Exercise prompt – Return the listing below exactly, with the pictures dropped.

Collected material –
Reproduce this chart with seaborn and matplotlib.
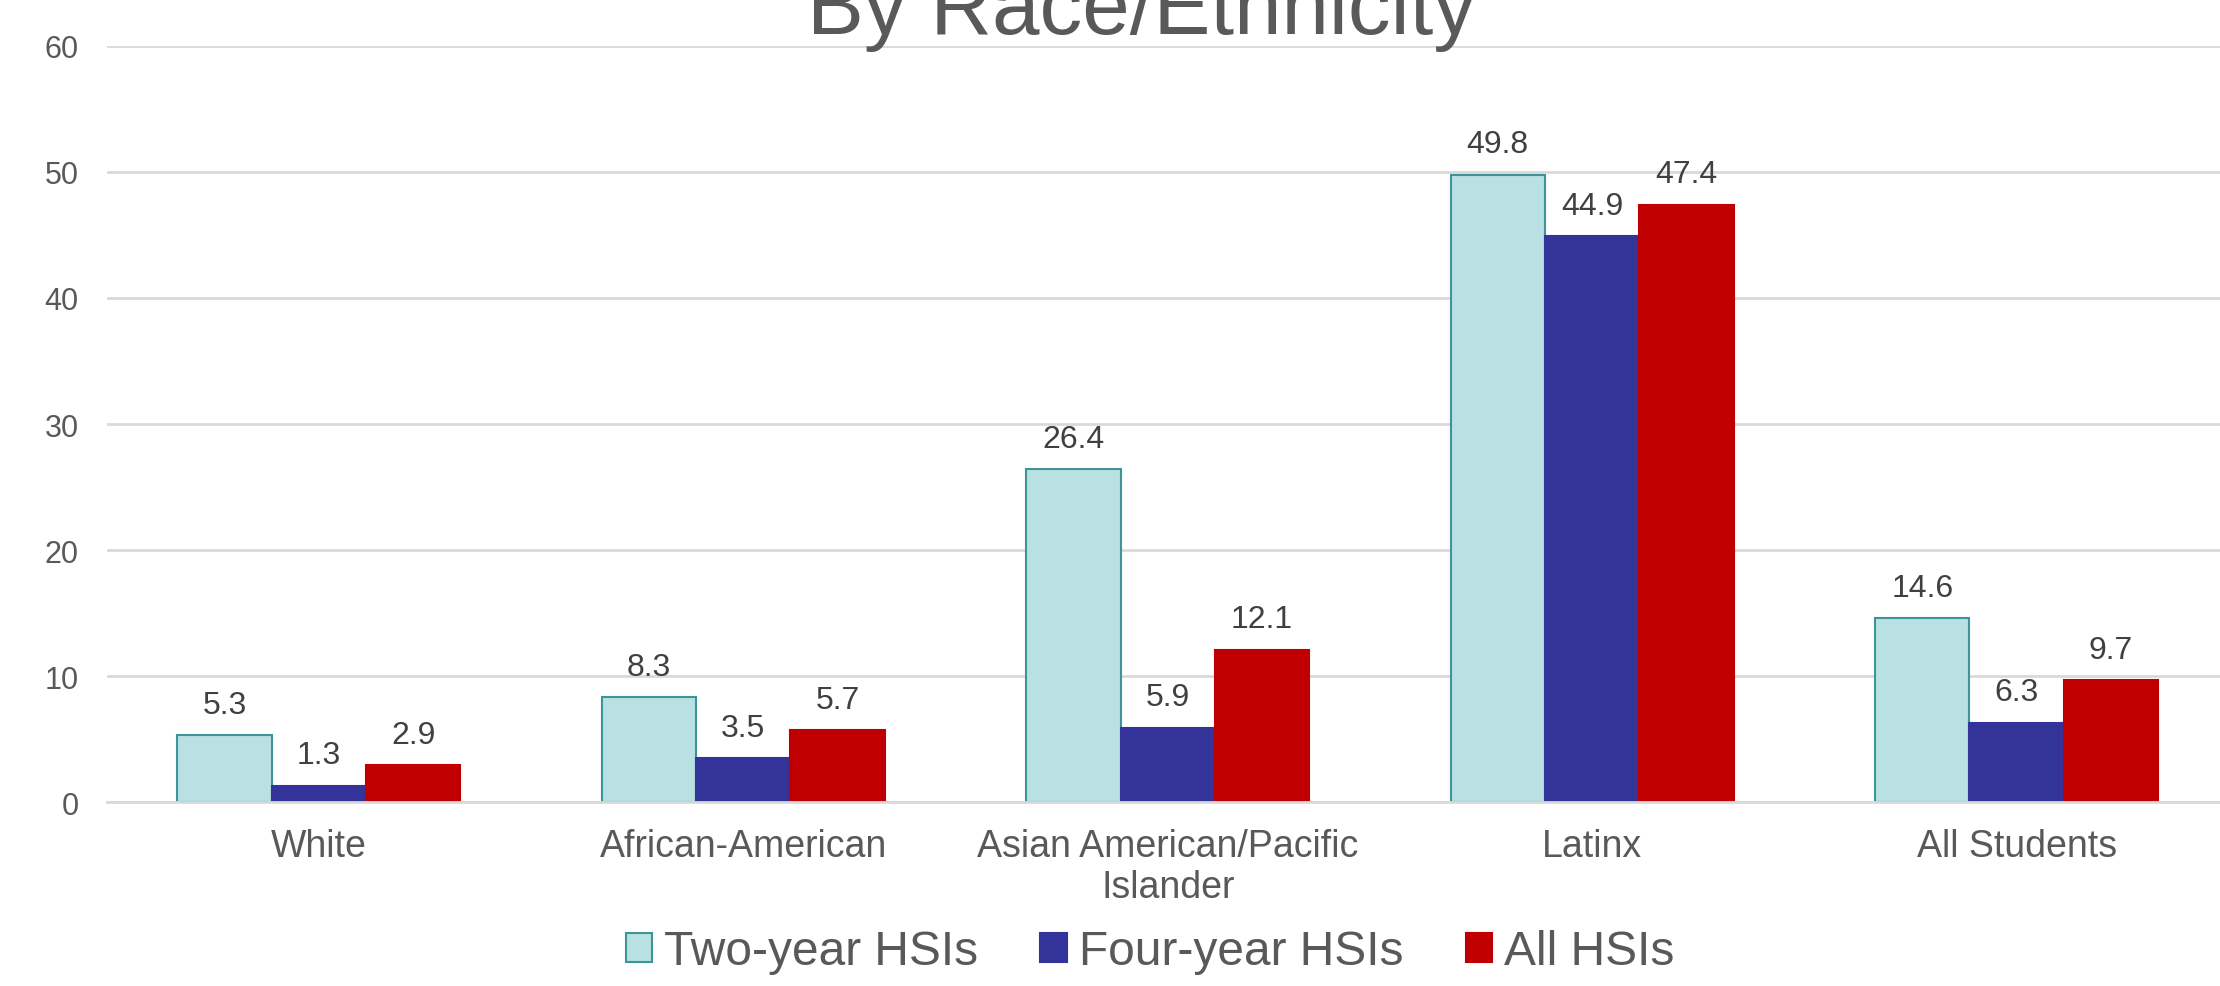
import numpy as np
import pandas as pd
import seaborn as sns
import matplotlib.pyplot as plt

# data
categories = ["White", "African-American", "Asian American/Pacific\nIslander", "Latinx", "All Students"]
series = ["Two-year HSIs", "Four-year HSIs", "All HSIs"]
two_year = [5.3, 8.3, 26.4, 49.8, 14.6]
four_year = [1.3, 3.5, 5.9, 44.9, 6.3]
all_hsis = [2.9, 5.7, 12.1, 47.4, 9.7]

colors = ["#B9E0E3", "#333399", "#C00000"]
edges = ["#3E9499", "#333399", "#C00000"]
text_grey = "#595959"

df = pd.DataFrame({
    "category": categories * 3,
    "series": np.repeat(series, len(categories)),
    "value": two_year + four_year + all_hsis,
})

sns.set_style("white")
plt.rcParams["font.family"] = ["Liberation Sans", "DejaVu Sans"]

fig = plt.figure(figsize=(22.2, 9.87), dpi=100)
ax = fig.add_axes([0.048, 0.1864, 0.956, 0.766])

sns.barplot(data=df, x="category", y="value", hue="series", order=categories,
            hue_order=series, palette=colors, saturation=1, width=0.667,
            errorbar=None, ax=ax)

for cont, ec in zip(ax.containers, edges):
    for bar in cont:
        bar.set_edgecolor(ec)
        bar.set_linewidth(1.5)
    ax.bar_label(cont, fmt="%.1f", padding=11, fontsize=23, color="#404040")

ax.set_ylim(0, 60)
ax.set_yticks(range(0, 61, 10))
ax.set_xlim(-0.5, 4.5)
ax.yaxis.grid(True, color="#D9D9D9", linewidth=2)
ax.set_axisbelow(True)
for s in ["top", "right", "left"]:
    ax.spines[s].set_visible(False)
ax.spines["bottom"].set_color("#D9D9D9")
ax.spines["bottom"].set_linewidth(2)
ax.tick_params(axis="x", length=0, labelsize=27, colors=text_grey, pad=19)
ax.tick_params(axis="y", length=0, labelsize=22, colors=text_grey, pad=20)
for lbl in ax.get_xticklabels():
    lbl.set_linespacing(1.15)
ax.set_xlabel("")
ax.set_ylabel("")

fig.text(0.514, 1 - 34 / 987, "By Race/Ethnicity", ha="center", va="baseline",
         fontsize=61.5, color=text_grey)

ax.legend_.remove()
handles = [plt.Rectangle((0, 0), 1, 1, facecolor=c, edgecolor=e, linewidth=1.5)
           for c, e in zip(colors, edges)]
fig.legend(handles, series, loc="center", bbox_to_anchor=(0.518, 1 - 953 / 987),
           ncol=3, frameon=False, fontsize=34.5, labelcolor=text_grey,
           handlelength=0.55, handleheight=0.55, handletextpad=0.25, columnspacing=1.3)

fig.savefig("out.png", dpi=100)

Answer to this problem –
Reproduce this chart with seaborn and matplotlib.
import numpy as np
import pandas as pd
import seaborn as sns
import matplotlib.pyplot as plt

# data
categories = ["White", "African-American", "Asian American/Pacific\nIslander", "Latinx", "All Students"]
series = ["Two-year HSIs", "Four-year HSIs", "All HSIs"]
two_year = [5.3, 8.3, 26.4, 49.8, 14.6]
four_year = [1.3, 3.5, 5.9, 44.9, 6.3]
all_hsis = [2.9, 5.7, 12.1, 47.4, 9.7]

colors = ["#B9E0E3", "#333399", "#C00000"]
edges = ["#3E9499", "#333399", "#C00000"]
text_grey = "#595959"

df = pd.DataFrame({
    "category": categories * 3,
    "series": np.repeat(series, len(categories)),
    "value": two_year + four_year + all_hsis,
})

sns.set_style("white")
plt.rcParams["font.family"] = ["Liberation Sans", "DejaVu Sans"]

fig = plt.figure(figsize=(22.2, 9.87), dpi=100)
ax = fig.add_axes([0.048, 0.1864, 0.956, 0.766])

sns.barplot(data=df, x="category", y="value", hue="series", order=categories,
            hue_order=series, palette=colors, saturation=1, width=0.667,
            errorbar=None, ax=ax)

for cont, ec in zip(ax.containers, edges):
    for bar in cont:
        bar.set_edgecolor(ec)
        bar.set_linewidth(1.5)
    ax.bar_label(cont, fmt="%.1f", padding=11, fontsize=23, color="#404040")

ax.set_ylim(0, 60)
ax.set_yticks(range(0, 61, 10))
ax.set_xlim(-0.5, 4.5)
ax.yaxis.grid(True, color="#D9D9D9", linewidth=2)
ax.set_axisbelow(True)
for s in ["top", "right", "left"]:
    ax.spines[s].set_visible(False)
ax.spines["bottom"].set_color("#D9D9D9")
ax.spines["bottom"].set_linewidth(2)
ax.tick_params(axis="x", length=0, labelsize=27, colors=text_grey, pad=19)
ax.tick_params(axis="y", length=0, labelsize=22, colors=text_grey, pad=20)
for lbl in ax.get_xticklabels():
    lbl.set_linespacing(1.15)
ax.set_xlabel("")
ax.set_ylabel("")

fig.text(0.514, 1 - 34 / 987, "By Race/Ethnicity", ha="center", va="baseline",
         fontsize=61.5, color=text_grey)

ax.legend_.remove()
handles = [plt.Rectangle((0, 0), 1, 1, facecolor=c, edgecolor=e, linewidth=1.5)
           for c, e in zip(colors, edges)]
fig.legend(handles, series, loc="center", bbox_to_anchor=(0.518, 1 - 953 / 987),
           ncol=3, frameon=False, fontsize=34.5, labelcolor=text_grey,
           handlelength=0.55, handleheight=0.55, handletextpad=0.25, columnspacing=1.3)

fig.savefig("out.png", dpi=100)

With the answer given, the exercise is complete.